# [DATA]
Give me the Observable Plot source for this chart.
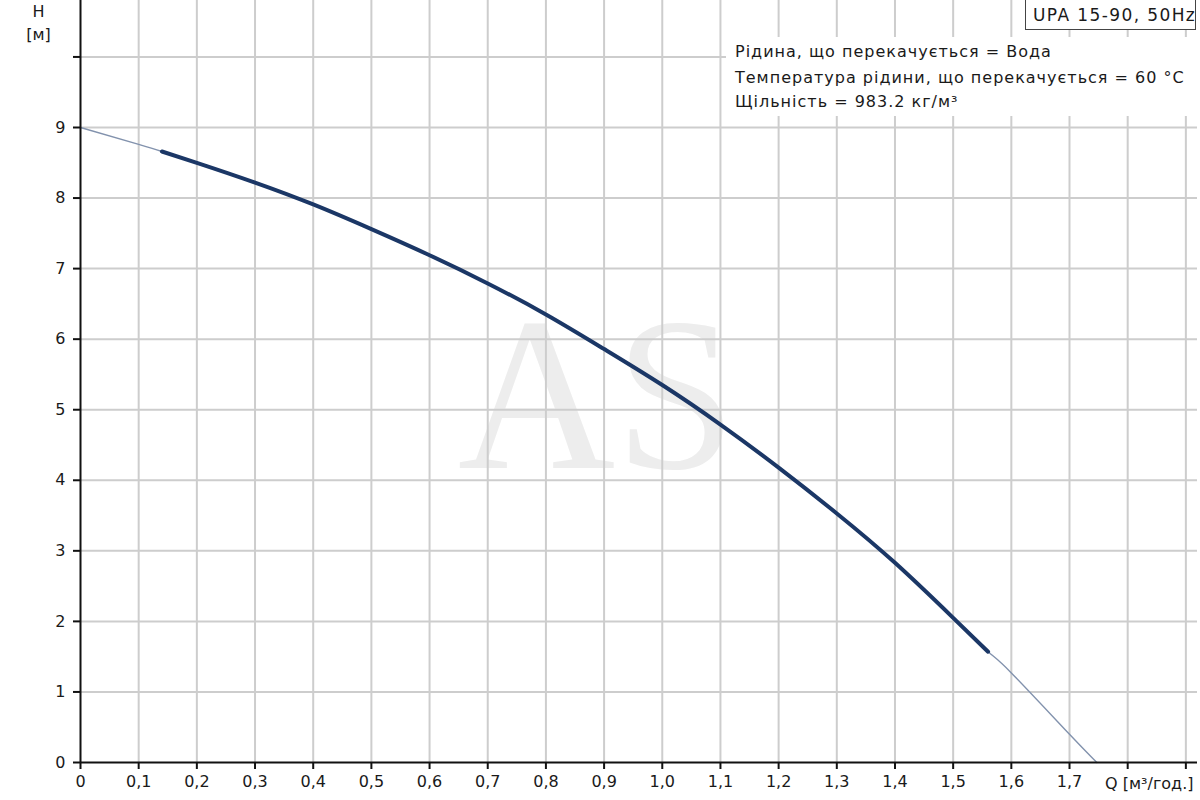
<!DOCTYPE html>
<html>
<head>
<meta charset="utf-8">
<script src="https://cdn.jsdelivr.net/npm/d3@7"></script>
<script src="https://cdn.jsdelivr.net/npm/@observablehq/plot@0.6"></script>
<style>
  body { margin: 0; background: #fff; }
  #wrap { position: relative; width: 1200px; height: 800px; overflow: hidden; font-family: "DejaVu Sans", sans-serif; color: #1a1a1a; }
  #wrap svg { display: block; }
  #info { position: absolute; left: 726px; top: 37px; width: 471px; height: 79px; background: #fff; }
  .line { position: absolute; left: 735px; font-size: 16px; line-height: 16px; letter-spacing: 1px; white-space: nowrap; }
  #model { position: absolute; left: 1025px; top: -2px; width: 171px; height: 32px; border: 1.5px solid #444; background: #fff; box-sizing: border-box; }
  #modelText { position: absolute; left: 1033px; top: 7px; font-size: 17px; line-height: 17px; letter-spacing: 1.4px; white-space: nowrap; }
</style>
</head>
<body>
<div id="wrap"></div>
<script>
// Pump curve readings (Q in m³/h, H in m)
const flow = [0, 0.1, 0.14, 0.2, 0.3, 0.4, 0.5, 0.6, 0.7, 0.8, 0.9, 1.0, 1.1, 1.2, 1.3, 1.4, 1.5, 1.56, 1.6, 1.7, 1.747];
const head = [9.0, 8.76, 8.66, 8.50, 8.22, 7.91, 7.56, 7.19, 6.79, 6.35, 5.86, 5.35, 4.79, 4.18, 3.53, 2.83, 2.05, 1.57, 1.27, 0.40, 0];
// Working range drawn with the thick line
const dutyStart = 0.14;
const dutyEnd = 1.56;

const xTicks = [0, 0.1, 0.2, 0.3, 0.4, 0.5, 0.6, 0.7, 0.8, 0.9, 1.0, 1.1, 1.2, 1.3, 1.4, 1.5, 1.6, 1.7, 1.8, 1.9];
const xTickLabels = ["0", "0,1", "0,2", "0,3", "0,4", "0,5", "0,6", "0,7", "0,8", "0,9", "1,0", "1,1", "1,2", "1,3", "1,4", "1,5", "1,6", "1,7", "", ""];
const yTicks = [0, 1, 2, 3, 4, 5, 6, 7, 8, 9, 10];
const yTickLabels = ["0", "1", "2", "3", "4", "5", "6", "7", "8", "9", ""];

const yAxisTitle = ["H", "[м]"];
const xAxisTitle = "Q [м³/год.]";
const modelLabel = "UPA 15-90, 50Hz";
const infoLines = [
  "Рідина, що перекачується = Вода",
  "Температура рідини, що перекачується = 60 °C",
  "Щільність = 983.2 кг/м³"
];
const watermark = "AS";

const curve = flow.map((q, i) => ({q, h: head[i]}));
const duty = curve.filter(d => d.q >= dutyStart && d.q <= dutyEnd);
const xLabelMap = new Map(xTicks.map((t, i) => [t, xTickLabels[i]]));
const yLabelMap = new Map(yTicks.map((t, i) => [t, yTickLabels[i]]));

const chart = Plot.plot({
  width: 1200,
  height: 800,
  marginLeft: 80,
  marginRight: 3,
  marginTop: 0,
  marginBottom: 38,
  x: {domain: [0, 1.92]},
  y: {domain: [0, 10.8]},
  style: {fontFamily: "DejaVu Sans, sans-serif", fontSize: "16px", color: "#1a1a1a", background: "#fff"},
  marks: [
    Plot.text([watermark], {frameAnchor: "middle", text: d => d, dx: -42, dy: 17, fontFamily: "Liberation Serif", fontSize: 218, fill: "#ededed"}),
    Plot.ruleX(xTicks.slice(1), {stroke: "#cdcdcd", strokeWidth: 2}),
    Plot.ruleY(yTicks.slice(1), {stroke: "#cdcdcd", strokeWidth: 2}),
    Plot.line(curve, {x: "q", y: "h", curve: "natural", stroke: "#8292ad", strokeWidth: 1.4}),
    Plot.line(duty, {x: "q", y: "h", curve: "natural", stroke: "#1b3766", strokeWidth: 4}),
    Plot.axisX({ticks: xTicks, tickFormat: d => xLabelMap.get(d), tickSize: 7, tickPadding: 6, stroke: "#111", strokeWidth: 2, label: null, fontSize: 16}),
    Plot.axisY({ticks: yTicks, tickFormat: d => yLabelMap.get(d), tickSize: 7, tickPadding: 8, stroke: "#111", strokeWidth: 2, label: null, fontSize: 16}),
    Plot.ruleX([0], {stroke: "#111", strokeWidth: 2}),
    Plot.ruleY([0], {stroke: "#111", strokeWidth: 2}),
    Plot.text([yAxisTitle[0]], {frameAnchor: "top-left", text: d => d, dx: -42, dy: 11, textAnchor: "middle", lineAnchor: "middle", fontSize: 16, fill: "#1a1a1a"}),
    Plot.text([yAxisTitle[1]], {frameAnchor: "top-left", text: d => d, dx: -42, dy: 34, textAnchor: "middle", lineAnchor: "middle", fontSize: 16, fill: "#1a1a1a"}),
    Plot.text([xAxisTitle], {frameAnchor: "bottom-right", text: d => d, dx: -4, dy: 21, textAnchor: "end", lineAnchor: "middle", fontSize: 16, fill: "#1a1a1a", style: "letter-spacing:0.7px"})
  ]
});

const wrap = document.getElementById("wrap");
wrap.appendChild(chart);

const info = document.createElement("div");
info.id = "info";
wrap.appendChild(info);
const tops = [44, 70, 94];
infoLines.forEach((t, i) => {
  const d = document.createElement("div");
  d.className = "line";
  d.style.top = tops[i] + "px";
  d.textContent = t;
  wrap.appendChild(d);
});
const box = document.createElement("div");
box.id = "model";
wrap.appendChild(box);
const mt = document.createElement("div");
mt.id = "modelText";
mt.textContent = modelLabel;
wrap.appendChild(mt);
</script>
</body>
</html>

# [REQUIREMENT]
Look for the word "chart" and return every line where it occurs.

# [EXERCISE RESULT]
Give me the Observable Plot source for this chart.
const chart = Plot.plot({
wrap.appendChild(chart);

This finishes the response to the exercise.